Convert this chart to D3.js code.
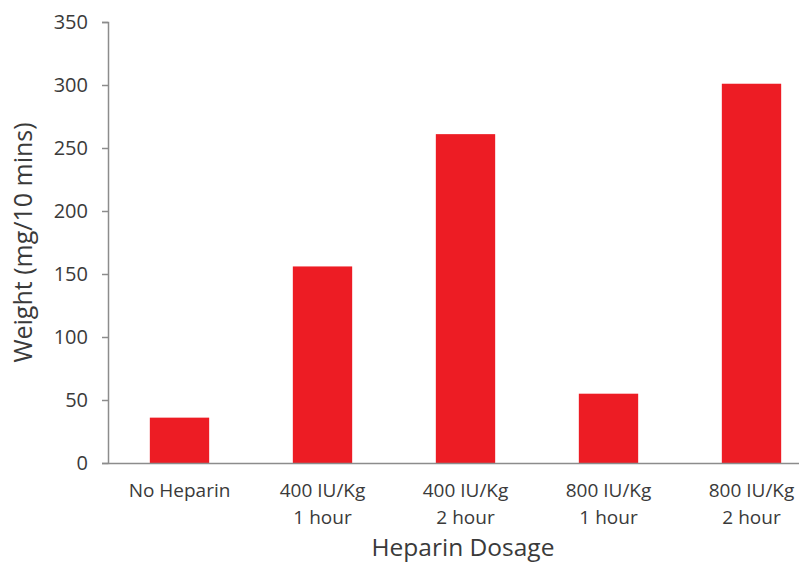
<!DOCTYPE html>
<html>
<head>
<meta charset="utf-8">
<script src="https://cdn.jsdelivr.net/npm/d3@7"></script>
<style>
  body { margin: 0; background: #fff; }
  svg text { font-family: "Open Sans", "Liberation Sans", sans-serif; fill: #3a3a3a; }
</style>
</head>
<body>
<svg id="chart" width="799" height="565"></svg>
<script>
// values
const categories = ["No Heparin", "400 IU/Kg|1 hour", "400 IU/Kg|2 hour", "800 IU/Kg|1 hour", "800 IU/Kg|2 hour"];
const weights = [36, 156, 261, 55, 301];
const yTicks = [0, 50, 100, 150, 200, 250, 300, 350];

const svg = d3.select("#chart");
const plotLeft = 108, plotRight = 823, plotTop = 22, plotBottom = 463;

const x = d3.scaleBand()
    .domain(categories)
    .range([plotLeft, plotRight])
    .paddingInner(0.585)
    .paddingOuter(0.2925);

const y = d3.scaleLinear().domain([0, 350]).range([plotBottom, plotTop]);

// bars
svg.selectAll("rect.bar")
    .data(weights)
    .enter()
    .append("rect")
    .attr("class", "bar")
    .attr("x", (d, i) => x(categories[i]))
    .attr("y", d => y(d))
    .attr("width", x.bandwidth())
    .attr("height", d => plotBottom - y(d))
    .attr("fill", "#ED1C24");

// y axis
const yAxis = svg.append("g")
    .attr("transform", `translate(${plotLeft},0)`)
    .call(d3.axisLeft(y).tickValues(yTicks).tickSize(6).tickPadding(14));
yAxis.select(".domain").attr("stroke", "#8c8c8c").attr("stroke-width", 1.5);
yAxis.selectAll(".tick line").attr("stroke", "#8c8c8c").attr("stroke-width", 1.5);
yAxis.selectAll(".tick text").attr("font-size", 20).style("fill", "#3a3a3a");

// x axis baseline
const xAxis = svg.append("g")
    .attr("transform", `translate(0,${plotBottom})`)
    .call(d3.axisBottom(x).tickSize(0).tickFormat(""));
xAxis.select(".domain").attr("stroke", "#8c8c8c").attr("stroke-width", 1.5);

// category labels, two lines each
xAxis.selectAll(".tick").each(function(d) {
    const lines = d.split("|");
    const t = d3.select(this).append("text")
        .attr("text-anchor", "middle")
        .attr("font-size", 19)
        .style("fill", "#3a3a3a");
    lines.forEach((ln, k) => {
        t.append("tspan").attr("x", 0).attr("y", 34 + k * 27).text(ln);
    });
});

// axis titles
svg.append("text")
    .attr("x", 463)
    .attr("y", 556)
    .attr("text-anchor", "middle")
    .attr("font-size", 24.5)
    .text("Heparin Dosage");

svg.append("text")
    .attr("transform", `translate(32,${(plotTop + plotBottom) / 2}) rotate(-90)`)
    .attr("text-anchor", "middle")
    .attr("font-size", 25)
    .text("Weight (mg/10 mins)");
</script>
</body>
</html>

==========

Write out each line again precisely as it appears, skipping every picture.

**Solution for this task:**
Convert this chart to D3.js code.
<!DOCTYPE html>
<html>
<head>
<meta charset="utf-8">
<script src="https://cdn.jsdelivr.net/npm/d3@7"></script>
<style>
  body { margin: 0; background: #fff; }
  svg text { font-family: "Open Sans", "Liberation Sans", sans-serif; fill: #3a3a3a; }
</style>
</head>
<body>
<svg id="chart" width="799" height="565"></svg>
<script>
// values
const categories = ["No Heparin", "400 IU/Kg|1 hour", "400 IU/Kg|2 hour", "800 IU/Kg|1 hour", "800 IU/Kg|2 hour"];
const weights = [36, 156, 261, 55, 301];
const yTicks = [0, 50, 100, 150, 200, 250, 300, 350];

const svg = d3.select("#chart");
const plotLeft = 108, plotRight = 823, plotTop = 22, plotBottom = 463;

const x = d3.scaleBand()
    .domain(categories)
    .range([plotLeft, plotRight])
    .paddingInner(0.585)
    .paddingOuter(0.2925);

const y = d3.scaleLinear().domain([0, 350]).range([plotBottom, plotTop]);

// bars
svg.selectAll("rect.bar")
    .data(weights)
    .enter()
    .append("rect")
    .attr("class", "bar")
    .attr("x", (d, i) => x(categories[i]))
    .attr("y", d => y(d))
    .attr("width", x.bandwidth())
    .attr("height", d => plotBottom - y(d))
    .attr("fill", "#ED1C24");

// y axis
const yAxis = svg.append("g")
    .attr("transform", `translate(${plotLeft},0)`)
    .call(d3.axisLeft(y).tickValues(yTicks).tickSize(6).tickPadding(14));
yAxis.select(".domain").attr("stroke", "#8c8c8c").attr("stroke-width", 1.5);
yAxis.selectAll(".tick line").attr("stroke", "#8c8c8c").attr("stroke-width", 1.5);
yAxis.selectAll(".tick text").attr("font-size", 20).style("fill", "#3a3a3a");

// x axis baseline
const xAxis = svg.append("g")
    .attr("transform", `translate(0,${plotBottom})`)
    .call(d3.axisBottom(x).tickSize(0).tickFormat(""));
xAxis.select(".domain").attr("stroke", "#8c8c8c").attr("stroke-width", 1.5);

// category labels, two lines each
xAxis.selectAll(".tick").each(function(d) {
    const lines = d.split("|");
    const t = d3.select(this).append("text")
        .attr("text-anchor", "middle")
        .attr("font-size", 19)
        .style("fill", "#3a3a3a");
    lines.forEach((ln, k) => {
        t.append("tspan").attr("x", 0).attr("y", 34 + k * 27).text(ln);
    });
});

// axis titles
svg.append("text")
    .attr("x", 463)
    .attr("y", 556)
    .attr("text-anchor", "middle")
    .attr("font-size", 24.5)
    .text("Heparin Dosage");

svg.append("text")
    .attr("transform", `translate(32,${(plotTop + plotBottom) / 2}) rotate(-90)`)
    .attr("text-anchor", "middle")
    .attr("font-size", 25)
    .text("Weight (mg/10 mins)");
</script>
</body>
</html>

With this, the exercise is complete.